La mesure la plus importante est le rétablissement des anciens selon la discipline des Églises Réformées d’avant 1685. Ces anciens auront la responsabilité de convoquer les assemblées, en usant de prudence, de procurer aux prédicants des retraites sûres et des guides pour les y conduire et de faire des collectes pour les pauvres.
Antoine Court, préside cette réunion. Parmi les prédicants réunis, se trouvent : Jean Huc, prédicant, ancien camisard de la troupe de Rolland ; Jean Vesson, un ancien prophète ; Pierre Durand, frère de Marie Durand.
Cette organisation va s’étendre peu à peu et toucher les régions voisines. Des synodes clandestins provinciaux puis nationaux vont se tenir plus ou moins régulièrement pendant toute la période du Désert et les actes de ces synodes sont parvenus jusqu’à nous.

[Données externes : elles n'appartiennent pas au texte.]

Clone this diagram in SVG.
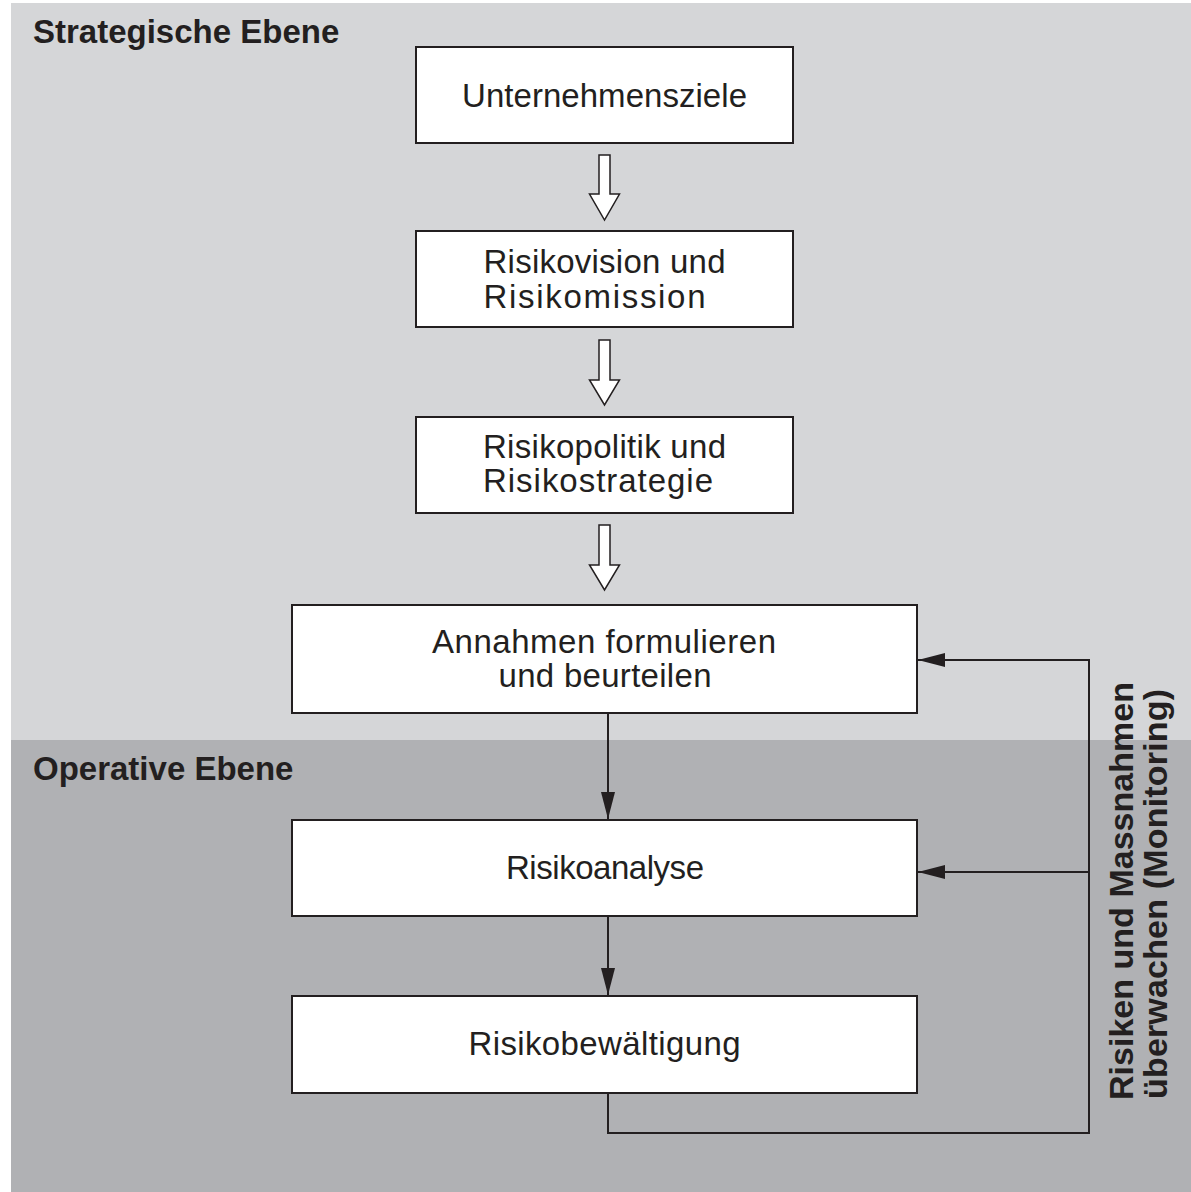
<svg xmlns="http://www.w3.org/2000/svg" width="1191" height="1192" viewBox="0 0 1191 1192">
<style>
.box{fill:#ffffff;stroke:#231f20;stroke-width:2}
.t{font-family:"Liberation Sans",Arial,sans-serif;font-size:33px;fill:#231f20}
.h{font-family:"Liberation Sans",Arial,sans-serif;font-size:33px;font-weight:bold;fill:#231f20}
.v{font-family:"Liberation Sans",Arial,sans-serif;font-size:34px;font-weight:bold;fill:#231f20}
.c{fill:none;stroke:#231f20;stroke-width:2}
.hollow{fill:#ffffff;stroke:#231f20;stroke-width:1.5;stroke-linejoin:miter}
</style>
<defs>
<marker id="ah" viewBox="0 0 27 14" refX="27" refY="7" markerWidth="27" markerHeight="14" markerUnits="userSpaceOnUse" orient="auto">
<path d="M0 0 L27 7 L0 14 Z" fill="#231f20"/>
</marker>
</defs>
<rect width="1191" height="1192" fill="#ffffff"/>
<g id="zones">
<rect x="11" y="3" width="1180" height="737" fill="#d5d6d8"/>
<rect x="11" y="740" width="1180" height="452" fill="#b0b1b4"/>
<text class="h" x="33" y="43">Strategische Ebene</text>
<text class="h" x="33" y="780">Operative Ebene</text>
</g>
<g id="connectors">
<polygon class="hollow" points="599,155 610,155 610,194 619.5,194 604.5,220 589.5,194 599,194"/>
<polygon class="hollow" points="599,340 610,340 610,380 619.5,380 604.5,405 589.5,380 599,380"/>
<polygon class="hollow" points="599,525 610,525 610,565 619.5,565 604.5,590 589.5,565 599,565"/>
<path class="c" d="M608 713 V819" marker-end="url(#ah)"/>
<path class="c" d="M608 916 V995" marker-end="url(#ah)"/>
<path class="c" d="M608 1093 V1133 H1089 V660 H918" marker-end="url(#ah)"/>
<path class="c" d="M1089 872 H918" marker-end="url(#ah)"/>
</g>
<g id="n1">
<rect class="box" x="416" y="47" width="377" height="96"/>
<text class="t" x="604.5" y="107" text-anchor="middle" textLength="285" lengthAdjust="spacing">Unternehmensziele</text>
</g>
<g id="n2">
<rect class="box" x="416" y="231" width="377" height="96"/>
<text class="t" x="483.5" y="273" textLength="242" lengthAdjust="spacing">Risikovision und</text>
<text class="t" x="483.5" y="308" textLength="222" lengthAdjust="spacing">Risikomission</text>
</g>
<g id="n3">
<rect class="box" x="416" y="417" width="377" height="96"/>
<text class="t" x="483" y="458" textLength="243" lengthAdjust="spacing">Risikopolitik und</text>
<text class="t" x="483" y="492" textLength="230" lengthAdjust="spacing">Risikostrategie</text>
</g>
<g id="n4">
<rect class="box" x="292" y="605" width="625" height="108"/>
<text class="t" x="604" y="653" text-anchor="middle" textLength="344" lengthAdjust="spacing">Annahmen formulieren</text>
<text class="t" x="605" y="687" text-anchor="middle" textLength="213" lengthAdjust="spacing">und beurteilen</text>
</g>
<g id="n5">
<rect class="box" x="292" y="820" width="625" height="96"/>
<text class="t" x="605" y="879" text-anchor="middle" textLength="198" lengthAdjust="spacing">Risikoanalyse</text>
</g>
<g id="n6">
<rect class="box" x="292" y="996" width="625" height="97"/>
<text class="t" x="604.5" y="1055" text-anchor="middle" textLength="272" lengthAdjust="spacing">Risikobewältigung</text>
</g>
<g id="side-label">
<text class="v" transform="translate(1133,1100) rotate(-90)" textLength="418" lengthAdjust="spacing">Risiken und Massnahmen</text>
<text class="v" transform="translate(1167,1099) rotate(-90)" textLength="410" lengthAdjust="spacing">überwachen (Monitoring)</text>
</g>
</svg>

Les Églises sous la Régence (1715-1723)
Louis XIV meurt en 1715. Les protestants espèrent beaucoup de l’arrivée au pouvoir du régent, le Duc d’Orléans. Celui-ci était connu pour ses idées modérées en matière de religion et il n’avait rien contre les protestants. Mais son entourage le persuade de continuer la politique de Louis XIV et de réprimer les assemblées. La répression est cependant plus modérée et varie selon les périodes. Lorsque les soldats sont en campagne ou lorsqu’ils ne quittent pas leurs quartiers par crainte de la contagion pendant l’épidémie de peste de 1720, la répression faiblit.
Il est difficile d’estimer le nombre des assemblées tenues car seules sont connues celles qui ont été découvertes. Mais pour une assemblée découverte, une centaine se tenait vraisemblablement sans dommage. On sait que des assemblées avaient repris au Pays de Foix, en Poitou et même en Picardie.
Les pasteurs du Refuge ne comprennent pas la stratégie d’Antoine Court et assimilent les assemblées du Désert à des actes de sédition envers le roi. Aussi lorsque Antoine Court appelle ces pasteurs à rejoindre la France, il n’est pas entendu. C’est pourquoi il songe alors à un établissement de formation pour les prédicants : le séminaire de Lausanne mis sur pied à partir de 1726.
La pratique des assemblées du Désert
Jusqu’en 1743, les assemblées se tiennent de nuit, dans des endroits isolés, sous la conduite de pasteurs ou prédicants. En 1718, il n’y a que trois pasteurs : Pierre Corteiz, un ancien camisard qui reçoit la consécration pastorale à Zurich, Antoine Court qui la reçoit des mains de Corteiz lors d’un synode clandestin et Jacques Roger, un pasteur formé et consacré en Allemagne qui revient en France en 1715 et exerce dans le Dauphiné.
Seuls les pasteurs distribuent la Cène au cours des assemblées. Ils célèbrent également baptêmes et mariages mais beaucoup de fidèles continuent à se marier et à faire baptiser leurs enfants à L’Église catholique. Les exhortations des pasteurs à ne plus se marier à l’Église catholique et à ne plus aller à la messe ne sont guère suivies d’effet comme en témoignent les nombreuses recommandations faites à ce sujet lors de tous les synodes du Désert. C’était effectivement risqué pour les fidèles. Les mariages au Désert n’ayant pas d’existence légale, les enfants étaient considérés comme bâtards et ne pouvaient hériter de leurs parents. Au fur et à mesure que ces pratiques au Désert se généralisent, à partir de 1745, le problème de la reconnaissance légale de ces unions et des enfants qui en sont issus va se poser.
Après de longues années d’interventions auprès du roi, l’édit de tolérance (1787) va enfin donner une existence légale aux protestants.